Centre for International Studies (CIS)
One of the main debates that underpins the demand for candidate quotas to address the unequal representation of women in national parliaments is whether or not women, once elected, bring a different perspective to politics. Do women TDs as a group raise different issues to male TDs as a group; are they more likely to promote policies that can be construed as relating to women’s interest? These questions also address how issues of ‘gender’ are constructed and debated in parliament. The research conducted by CIS will initially examine the content of priority Parliamentary questions, using frames derived from the literature to define ‘issues of interest to women’, and compare the differences in the topics raised and the way they are dealt with by male TDs and female TDs. It will then use ‘pairing’ to compare in more detail the policy profile of male and female TDs.
Centre for Translation and Textual Studies (CTTS)
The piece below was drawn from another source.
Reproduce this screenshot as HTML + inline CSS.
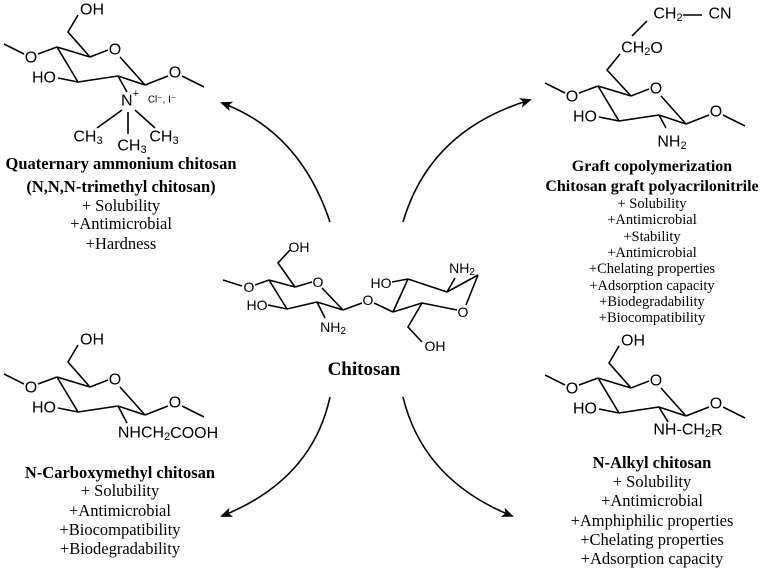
<!DOCTYPE html>
<html><head><meta charset="utf-8"><style>
html,body{margin:0;padding:0;background:#fff;}
svg{display:block;}
.s{font-family:"Liberation Sans",sans-serif;font-size:16px;fill:#000;}
.c{font-family:"Liberation Sans",sans-serif;font-size:14px;fill:#000;}
.t{font-family:"Liberation Serif",serif;font-size:16.5px;fill:#000;text-anchor:middle;}
.u{font-family:"Liberation Serif",serif;font-size:14.5px;fill:#000;text-anchor:middle;}
.b{font-weight:bold;}
line,polyline,path{stroke:#000;stroke-width:1.6;fill:none;}
</style></head><body>
<svg width="762" height="569" viewBox="0 0 762 569" xmlns="http://www.w3.org/2000/svg">
<defs>
<marker id="ah" markerWidth="12" markerHeight="10" refX="10" refY="5" orient="auto" markerUnits="userSpaceOnUse">
<path d="M0,0 L12,5 L0,10 L3,5 Z" style="fill:#000;stroke:none"/>
</marker>
<g id="ring">
<line x1="4" y1="44" x2="24" y2="54"/>
<text class="s" x="31" y="58" text-anchor="middle" dominant-baseline="central">O</text>
<line x1="38" y1="54" x2="57" y2="47"/>
<line x1="57" y1="47" x2="90" y2="57"/>
<line x1="90" y1="57" x2="108" y2="50"/>
<text class="s" x="115" y="50" text-anchor="middle" dominant-baseline="central">O</text>
<line x1="120" y1="57" x2="145" y2="85"/>
<line x1="145" y1="85" x2="118" y2="76"/>
<line x1="118" y1="76" x2="78" y2="82"/>
<line x1="78" y1="82" x2="58" y2="78"/>
<text class="s" x="44" y="78" text-anchor="middle" dominant-baseline="central">HO</text>
<line x1="57" y1="47" x2="78" y2="82"/>
<line x1="145" y1="85" x2="168" y2="76"/>
<text class="s" x="175" y="73" text-anchor="middle" dominant-baseline="central">O</text>
<line x1="182" y1="76" x2="204" y2="87"/>
</g>
<g id="c6oh">
<polyline points="90,57 68,32 78,15"/>
<text class="s" x="92" y="10" text-anchor="middle" dominant-baseline="central">OH</text>
</g>
</defs>

<!-- Top-left -->
<use href="#ring"/><use href="#c6oh"/>
<line x1="118" y1="76" x2="127" y2="92"/>
<text class="s" x="130" y="101" text-anchor="middle" dominant-baseline="central">N<tspan dy="-7" style="font-size:11px">+</tspan></text>
<text x="162" y="100" style="font-family:'Liberation Sans',sans-serif;font-size:10px" text-anchor="middle" dominant-baseline="central">Cl⁻, I⁻</text>
<line x1="122" y1="110" x2="97" y2="128"/>
<line x1="128" y1="112" x2="128" y2="134"/>
<line x1="135" y1="110" x2="155" y2="128"/>
<text class="s" x="88" y="137" text-anchor="middle" dominant-baseline="central">CH<tspan style="font-size:11px" dy="4">3</tspan></text>
<text class="s" x="132" y="146" text-anchor="middle" dominant-baseline="central">CH<tspan style="font-size:11px" dy="4">3</tspan></text>
<text class="s" x="164" y="137" text-anchor="middle" dominant-baseline="central">CH<tspan style="font-size:11px" dy="4">3</tspan></text>
<text class="t b" x="121" y="169">Quaternary ammonium chitosan</text>
<text class="t b" x="121" y="192">(N,N,N-trimethyl chitosan)</text>
<text class="t" x="121" y="211">+ Solubility</text>
<text class="t" x="121" y="229">+Antimicrobial</text>
<text class="t" x="121" y="249">+Hardness</text>

<!-- Top-right -->
<g transform="translate(541,39)"><use href="#ring"/></g>
<line x1="659" y1="115" x2="666" y2="128"/>
<text class="s" x="672" y="142" text-anchor="middle" dominant-baseline="central">NH<tspan style="font-size:11px" dy="4">2</tspan></text>
<polyline points="631,96 607,70 620,54"/>
<text class="s" x="642" y="48" text-anchor="middle" dominant-baseline="central">CH<tspan style="font-size:11px" dy="4">2</tspan><tspan dy="-4">O</tspan></text>
<line x1="632" y1="36" x2="647" y2="21"/>
<text class="s" x="668" y="14" text-anchor="middle" dominant-baseline="central">CH<tspan style="font-size:11px" dy="4">2</tspan></text>
<line x1="683" y1="15" x2="702" y2="15"/>
<text class="s" x="720" y="14" text-anchor="middle" dominant-baseline="central">CN</text>
<text class="t b" x="652" y="171" style="font-size:16px">Graft copolymerization</text>
<text class="t b" x="652" y="191" style="font-size:16px">Chitosan graft polyacrilonitrile</text>
<text class="u" x="652" y="208">+ Solubility</text>
<text class="u" x="652" y="224">+Antimicrobial</text>
<text class="u" x="652" y="241">+Stability</text>
<text class="u" x="652" y="257">+Antimicrobial</text>
<text class="u" x="652" y="273">+Chelating properties</text>
<text class="u" x="652" y="290">+Adsorption capacity</text>
<text class="u" x="652" y="306">+Biodegradability</text>
<text class="u" x="652" y="322">+Biocompatibility</text>

<!-- Center chitosan -->
<line x1="223" y1="280" x2="242" y2="286"/>
<text class="c" x="249" y="287" text-anchor="middle" dominant-baseline="central">O</text>
<line x1="255" y1="285" x2="269" y2="280"/>
<line x1="269" y1="280" x2="295" y2="287"/>
<line x1="295" y1="287" x2="312" y2="282"/>
<text class="c" x="318" y="282" text-anchor="middle" dominant-baseline="central">O</text>
<line x1="322" y1="288" x2="343" y2="310"/>
<line x1="343" y1="310" x2="317" y2="302"/>
<line x1="317" y1="302" x2="287" y2="309"/>
<line x1="287" y1="309" x2="268" y2="305"/>
<text class="c" x="257" y="305" text-anchor="middle" dominant-baseline="central">HO</text>
<line x1="269" y1="280" x2="287" y2="309"/>
<polyline points="295,287 278,263 290,250"/>
<text class="c" x="299" y="247" text-anchor="middle" dominant-baseline="central">OH</text>
<line x1="317" y1="302" x2="325" y2="318"/>
<text class="c" x="333" y="327" text-anchor="middle" dominant-baseline="central">NH<tspan style="font-size:10px" dy="4">2</tspan></text>
<line x1="343" y1="310" x2="362" y2="303"/>
<text class="c" x="368" y="300" text-anchor="middle" dominant-baseline="central">O</text>
<line x1="374" y1="303" x2="393" y2="312"/>
<text class="c" x="381" y="283" text-anchor="middle" dominant-baseline="central">HO</text>
<line x1="392" y1="282" x2="408" y2="279"/>
<line x1="408" y1="279" x2="447" y2="292"/>
<line x1="447" y1="292" x2="478" y2="275"/>
<line x1="478" y1="275" x2="466" y2="305"/>
<text class="c" x="463" y="312" text-anchor="middle" dominant-baseline="central">O</text>
<line x1="457" y1="310" x2="422" y2="303"/>
<line x1="422" y1="303" x2="393" y2="312"/>
<line x1="393" y1="312" x2="408" y2="279"/>
<line x1="447" y1="292" x2="455" y2="278"/>
<text class="c" x="462" y="268" text-anchor="middle" dominant-baseline="central">NH<tspan style="font-size:10px" dy="4">2</tspan></text>
<polyline points="422,303 408,327 422,342"/>
<text class="c" x="435" y="346" text-anchor="middle" dominant-baseline="central">OH</text>
<text class="t b" x="364" y="375" style="font-size:19px">Chitosan</text>

<!-- Bottom-left -->
<g transform="translate(0,330)"><use href="#ring"/><use href="#c6oh"/></g>
<line x1="118" y1="406" x2="127" y2="423"/>
<text class="s" x="168" y="433" text-anchor="middle" dominant-baseline="central">NHCH<tspan style="font-size:11px" dy="4">2</tspan><tspan dy="-4">COOH</tspan></text>
<text class="t b" x="120" y="478">N-Carboxymethyl chitosan</text>
<text class="t" x="120" y="496">+ Solubility</text>
<text class="t" x="120" y="516">+Antimicrobial</text>
<text class="t" x="120" y="535">+Biocompatibility</text>
<text class="t" x="120" y="554">+Biodegradability</text>

<!-- Bottom-right -->
<g transform="translate(541,331)"><use href="#ring"/><use href="#c6oh"/></g>
<line x1="659" y1="407" x2="668" y2="422"/>
<text class="s" x="688" y="430" text-anchor="middle" dominant-baseline="central">NH-CH<tspan style="font-size:11px" dy="4">2</tspan><tspan dy="-4">R</tspan></text>
<text class="t b" x="652" y="468">N-Alkyl chitosan</text>
<text class="t" x="652" y="487">+ Solubility</text>
<text class="t" x="652" y="506">+Antimicrobial</text>
<text class="t" x="652" y="526">+Amphiphilic properties</text>
<text class="t" x="652" y="545">+Chelating properties</text>
<text class="t" x="652" y="564">+Adsorption capacity</text>

<!-- Arrows -->
<path d="M330,222 Q300,132 222,103" stroke-width="2.2" marker-end="url(#ah)"/>
<path d="M403,222 Q430,130 530,100" stroke-width="2.2" marker-end="url(#ah)"/>
<path d="M330,397 Q312,480 222,516" stroke-width="2.2" marker-end="url(#ah)"/>
<path d="M403,397 Q423,480 512,516" stroke-width="2.2" marker-end="url(#ah)"/>
</svg>
</body></html>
In the parliamentary debating chamber, access to the floor—and thereby power—is underscored by strategies of discourse. The research of the CTTS branch of the project will undertake a linguistic analysis of contributions made by women. TDs during political debates in the Dáil, and will examine performative strategies undertaken by these TDs in a discourse setting traditionally dominated by men. The analysis of linguistic features such as lexical choice and metaphor aims to shed an instructive light on the power relations between men and women TDs in the chamber.
Centre for Society, Information and Media (SIM)
Media currently play a major role in determining the ways in which citizens understand the ‘political’. It follows that popular beliefs about women politicians will be strongly influenced by the way in which they are portrayed in the media. SIM’s contribution to the project will include (a) an examination of the media coverage of Irish female politicians at national level and (b) audience research on how these media messages influence citizens’ attitudes and opinions towards women holding political office. The methodological approach chosen for this study combines quantitative and qualitative reading of text and images with the empirical audience research.